■ **What the task asks**: Each entry below should be returned exactly as is, with the pictures removed.

■ **Data provided**:
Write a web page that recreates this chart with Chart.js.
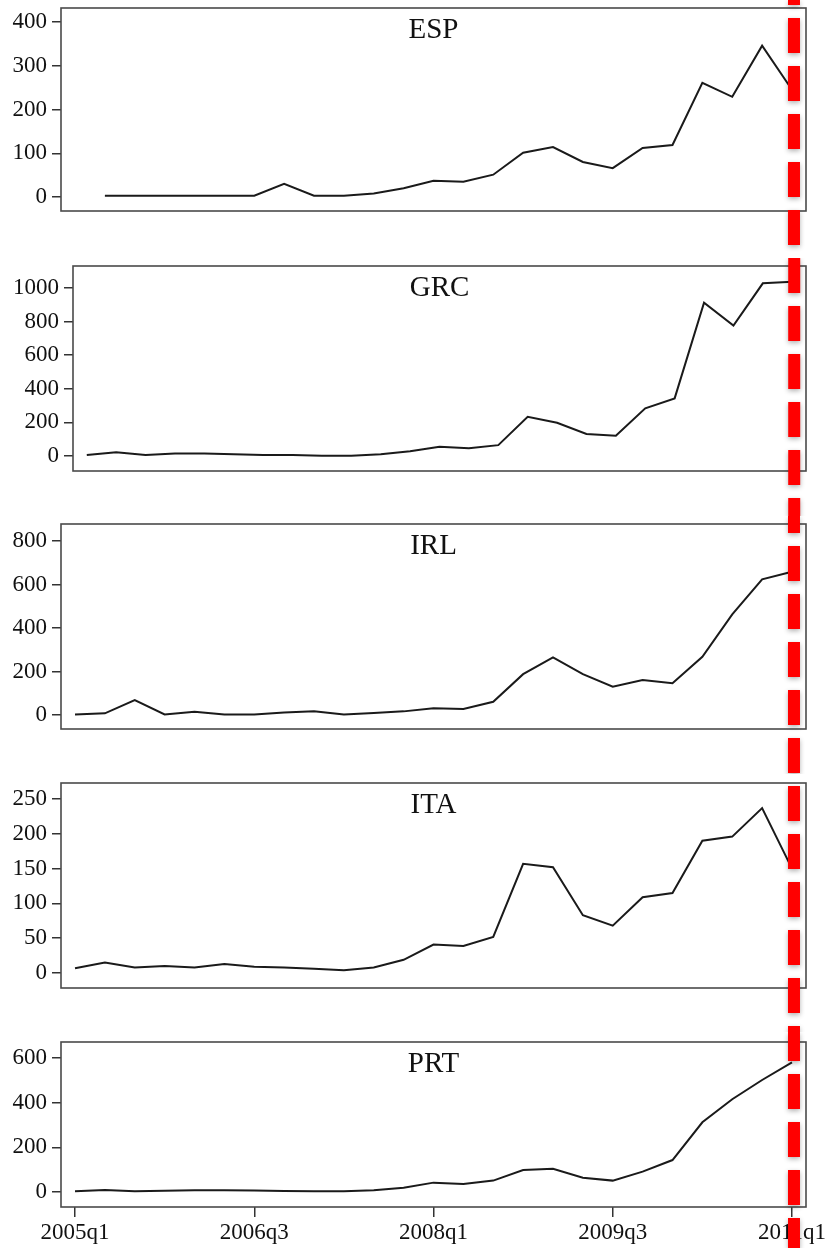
<!DOCTYPE html>
<html><head><meta charset="utf-8">
<script src="https://cdn.jsdelivr.net/npm/chart.js@4/dist/chart.umd.min.js"></script>
<style>
html,body{margin:0;padding:0;background:#fff;}
#wrap{position:relative;width:826px;height:1248px;overflow:hidden;background:#fff;}
.panel{position:absolute;left:0;width:826px;}
</style></head><body>
<div id="wrap"></div>
<script>
// ---- data ----
const quarters = ['2005q1','2005q2','2005q3','2005q4','2006q1','2006q2','2006q3','2006q4',
  '2007q1','2007q2','2007q3','2007q4','2008q1','2008q2','2008q3','2008q4',
  '2009q1','2009q2','2009q3','2009q4','2010q1','2010q2','2010q3','2010q4','2011q1'];
const espValues = [null,3,3,3,3,3,3,30,3,3,8,20,37,35,51,101,114,80,66,112,119,261,229,346,245];
const grcValues = [6,22,6,15,15,10,6,6,2,2,10,28,55,46,65,234,198,131,121,284,343,912,776,1028,1037];
const irlValues = [3,8,69,3,15,3,3,12,18,3,10,17,31,28,61,188,265,188,130,161,146,268,463,624,659];
const itaValues = [7,15,8,10,8,13,9,8,6,4,8,19,41,39,52,157,152,83,68,109,115,190,196,237,150];
const prtValues = [3,9,3,6,8,8,7,5,4,4,8,19,42,36,51,98,104,64,51,91,143,312,415,501,580];
const espTicks = [0,100,200,300,400];
const grcTicks = [0,200,400,600,800,1000];
const irlTicks = [0,200,400,600,800];
const itaTicks = [0,50,100,150,200,250];
const prtTicks = [0,200,400,600];
const xTickLabels = ['2005q1','2006q3','2008q1','2009q3','2011q1'];
const markerQuarter = '2011q1';

// ---- layout ----
const panels = [
  {title:'ESP', values:espValues, ticks:espTicks, min:-32, max:432, top:0,    height:258, padTop:8,  padBottom:47, axisW:61, showX:false},
  {title:'GRC', values:grcValues, ticks:grcTicks, min:-89, max:1131, top:258, height:258, padTop:8,  padBottom:45, axisW:73, showX:false},
  {title:'IRL', values:irlValues, ticks:irlTicks, min:-64, max:878, top:516,  height:258, padTop:8,  padBottom:45, axisW:61, showX:false},
  {title:'ITA', values:itaValues, ticks:itaTicks, min:-21.5, max:273, top:774, height:258, padTop:9, padBottom:44, axisW:61, showX:false},
  {title:'PRT', values:prtValues, ticks:prtTicks, min:-67, max:671, top:1032, height:216, padTop:10, padBottom:0, axisW:61, showX:true}
];

const FONT = "'Liberation Serif', 'Times New Roman', serif";
const wrap = document.getElementById('wrap');

const boxPlugin = {
  id:'box',
  afterDatasetsDraw(chart, args, opts){
    const {ctx, chartArea:a} = chart;
    ctx.save();
    ctx.strokeStyle = '#4a4a4a';
    ctx.lineWidth = 1.6;
    ctx.strokeRect(a.left, a.top, a.right - a.left, a.bottom - a.top);
    ctx.fillStyle = '#111';
    ctx.font = "29px " + FONT;
    ctx.textAlign = 'center';
    ctx.textBaseline = 'alphabetic';
    ctx.fillText(opts.title, (a.left + a.right) / 2, a.top + 30);
    ctx.restore();
  }
};

const markerPlugin = {
  id:'marker',
  afterDraw(chart, args, opts){
    const {ctx} = chart;
    const x = chart.scales.x.getPixelForValue(quarters.indexOf(markerQuarter)) + 2;
    ctx.save();
    ctx.strokeStyle = '#ff0000';
    ctx.lineWidth = 12;
    ctx.setLineDash([35,13]);
    ctx.lineDashOffset = opts.pageTop + 30;
    ctx.shadowColor = 'rgba(0,0,0,0.3)';
    ctx.shadowBlur = 5;
    ctx.shadowOffsetY = 2;
    ctx.beginPath();
    ctx.moveTo(x, 0);
    ctx.lineTo(x, chart.height);
    ctx.stroke();
    ctx.restore();
  }
};

panels.forEach(p => {
  const div = document.createElement('div');
  div.className = 'panel';
  div.style.top = p.top + 'px';
  div.style.height = p.height + 'px';
  const cv = document.createElement('canvas');
  div.appendChild(cv);
  wrap.appendChild(div);

  const pts = quarters.map((q,i) => ({x:i, y:p.values[i]}));
  new Chart(cv, {
    type:'line',
    data:{datasets:[{data:pts, borderColor:'#1a1a1a', borderWidth:2, pointRadius:0, tension:0, fill:false}]},
    plugins:[boxPlugin, markerPlugin],
    options:{
      responsive:true, maintainAspectRatio:false, animation:false, devicePixelRatio:1,
      layout:{padding:{left:0, right:20, top:p.padTop, bottom:p.padBottom}},
      plugins:{legend:{display:false}, tooltip:{enabled:false}, title:{display:false},
        box:{title:p.title}, marker:{pageTop:p.top}},
      scales:{
        x:{
          type:'linear', display:p.showX, min:-0.469, max:24.469,
          afterBuildTicks:s => { s.ticks = xTickLabels.map(l => ({value:quarters.indexOf(l)})); },
          afterFit:s => { if (p.showX) { s.height = 41; } s.paddingLeft = 0; s.paddingRight = 0; },
          grid:{drawOnChartArea:false, drawTicks:true, tickLength:10, color:'#333', lineWidth:1.5},
          border:{display:false},
          ticks:{autoSkip:false, maxRotation:0, minRotation:0, padding:2, color:'#111',
            font:{family:FONT, size:23}, callback:v => quarters[v]}
        },
        y:{
          type:'linear', min:p.min, max:p.max,
          afterBuildTicks:s => { s.ticks = p.ticks.map(v => ({value:v})); },
          afterFit:s => { s.width = p.axisW; s.paddingTop = 0; s.paddingBottom = 0; },
          grid:{drawOnChartArea:false, drawTicks:true, tickLength:9, color:'#333', lineWidth:1.5},
          border:{display:false},
          ticks:{padding:5, color:'#111', font:{family:FONT, size:23}, callback:v => String(v)}
        }
      }
    }
  });
});
</script>
</body></html>
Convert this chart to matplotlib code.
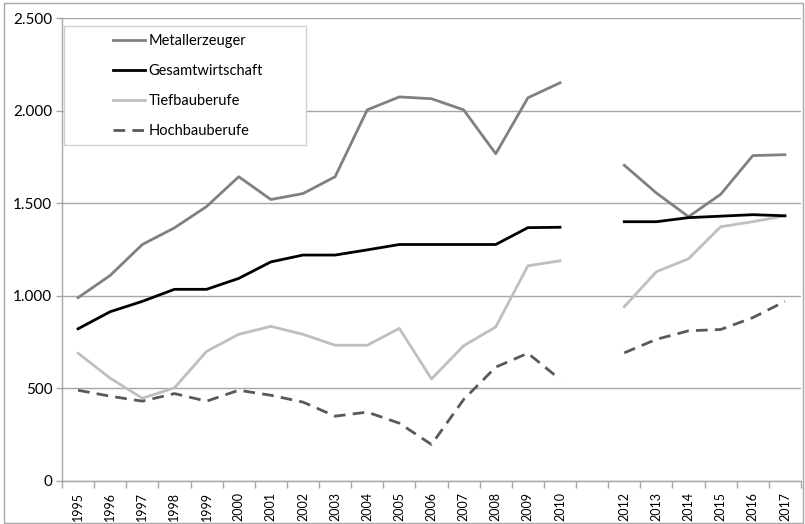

■ **Solution for this problem**:
Write a web page that recreates this chart with Chart.js.
<!DOCTYPE html>
<html><head><meta charset="utf-8">
<script src="https://cdn.jsdelivr.net/npm/chart.js@4/dist/chart.umd.min.js"></script>
<style>
html,body{margin:0;padding:0;background:#fff;}
#wrap{position:relative;width:826px;height:1248px;overflow:hidden;background:#fff;}
.panel{position:absolute;left:0;width:826px;}
</style></head><body>
<div id="wrap"></div>
<script>
// ---- data ----
const quarters = ['2005q1','2005q2','2005q3','2005q4','2006q1','2006q2','2006q3','2006q4',
  '2007q1','2007q2','2007q3','2007q4','2008q1','2008q2','2008q3','2008q4',
  '2009q1','2009q2','2009q3','2009q4','2010q1','2010q2','2010q3','2010q4','2011q1'];
const espValues = [null,3,3,3,3,3,3,30,3,3,8,20,37,35,51,101,114,80,66,112,119,261,229,346,245];
const grcValues = [6,22,6,15,15,10,6,6,2,2,10,28,55,46,65,234,198,131,121,284,343,912,776,1028,1037];
const irlValues = [3,8,69,3,15,3,3,12,18,3,10,17,31,28,61,188,265,188,130,161,146,268,463,624,659];
const itaValues = [7,15,8,10,8,13,9,8,6,4,8,19,41,39,52,157,152,83,68,109,115,190,196,237,150];
const prtValues = [3,9,3,6,8,8,7,5,4,4,8,19,42,36,51,98,104,64,51,91,143,312,415,501,580];
const espTicks = [0,100,200,300,400];
const grcTicks = [0,200,400,600,800,1000];
const irlTicks = [0,200,400,600,800];
const itaTicks = [0,50,100,150,200,250];
const prtTicks = [0,200,400,600];
const xTickLabels = ['2005q1','2006q3','2008q1','2009q3','2011q1'];
const markerQuarter = '2011q1';

// ---- layout ----
const panels = [
  {title:'ESP', values:espValues, ticks:espTicks, min:-32, max:432, top:0,    height:258, padTop:8,  padBottom:47, axisW:61, showX:false},
  {title:'GRC', values:grcValues, ticks:grcTicks, min:-89, max:1131, top:258, height:258, padTop:8,  padBottom:45, axisW:73, showX:false},
  {title:'IRL', values:irlValues, ticks:irlTicks, min:-64, max:878, top:516,  height:258, padTop:8,  padBottom:45, axisW:61, showX:false},
  {title:'ITA', values:itaValues, ticks:itaTicks, min:-21.5, max:273, top:774, height:258, padTop:9, padBottom:44, axisW:61, showX:false},
  {title:'PRT', values:prtValues, ticks:prtTicks, min:-67, max:671, top:1032, height:216, padTop:10, padBottom:0, axisW:61, showX:true}
];

const FONT = "'Liberation Serif', 'Times New Roman', serif";
const wrap = document.getElementById('wrap');

const boxPlugin = {
  id:'box',
  afterDatasetsDraw(chart, args, opts){
    const {ctx, chartArea:a} = chart;
    ctx.save();
    ctx.strokeStyle = '#4a4a4a';
    ctx.lineWidth = 1.6;
    ctx.strokeRect(a.left, a.top, a.right - a.left, a.bottom - a.top);
    ctx.fillStyle = '#111';
    ctx.font = "29px " + FONT;
    ctx.textAlign = 'center';
    ctx.textBaseline = 'alphabetic';
    ctx.fillText(opts.title, (a.left + a.right) / 2, a.top + 30);
    ctx.restore();
  }
};

const markerPlugin = {
  id:'marker',
  afterDraw(chart, args, opts){
    const {ctx} = chart;
    const x = chart.scales.x.getPixelForValue(quarters.indexOf(markerQuarter)) + 2;
    ctx.save();
    ctx.strokeStyle = '#ff0000';
    ctx.lineWidth = 12;
    ctx.setLineDash([35,13]);
    ctx.lineDashOffset = opts.pageTop + 30;
    ctx.shadowColor = 'rgba(0,0,0,0.3)';
    ctx.shadowBlur = 5;
    ctx.shadowOffsetY = 2;
    ctx.beginPath();
    ctx.moveTo(x, 0);
    ctx.lineTo(x, chart.height);
    ctx.stroke();
    ctx.restore();
  }
};

panels.forEach(p => {
  const div = document.createElement('div');
  div.className = 'panel';
  div.style.top = p.top + 'px';
  div.style.height = p.height + 'px';
  const cv = document.createElement('canvas');
  div.appendChild(cv);
  wrap.appendChild(div);

  const pts = quarters.map((q,i) => ({x:i, y:p.values[i]}));
  new Chart(cv, {
    type:'line',
    data:{datasets:[{data:pts, borderColor:'#1a1a1a', borderWidth:2, pointRadius:0, tension:0, fill:false}]},
    plugins:[boxPlugin, markerPlugin],
    options:{
      responsive:true, maintainAspectRatio:false, animation:false, devicePixelRatio:1,
      layout:{padding:{left:0, right:20, top:p.padTop, bottom:p.padBottom}},
      plugins:{legend:{display:false}, tooltip:{enabled:false}, title:{display:false},
        box:{title:p.title}, marker:{pageTop:p.top}},
      scales:{
        x:{
          type:'linear', display:p.showX, min:-0.469, max:24.469,
          afterBuildTicks:s => { s.ticks = xTickLabels.map(l => ({value:quarters.indexOf(l)})); },
          afterFit:s => { if (p.showX) { s.height = 41; } s.paddingLeft = 0; s.paddingRight = 0; },
          grid:{drawOnChartArea:false, drawTicks:true, tickLength:10, color:'#333', lineWidth:1.5},
          border:{display:false},
          ticks:{autoSkip:false, maxRotation:0, minRotation:0, padding:2, color:'#111',
            font:{family:FONT, size:23}, callback:v => quarters[v]}
        },
        y:{
          type:'linear', min:p.min, max:p.max,
          afterBuildTicks:s => { s.ticks = p.ticks.map(v => ({value:v})); },
          afterFit:s => { s.width = p.axisW; s.paddingTop = 0; s.paddingBottom = 0; },
          grid:{drawOnChartArea:false, drawTicks:true, tickLength:9, color:'#333', lineWidth:1.5},
          border:{display:false},
          ticks:{padding:5, color:'#111', font:{family:FONT, size:23}, callback:v => String(v)}
        }
      }
    }
  });
});
</script>
</body></html>
Convert this chart to matplotlib code.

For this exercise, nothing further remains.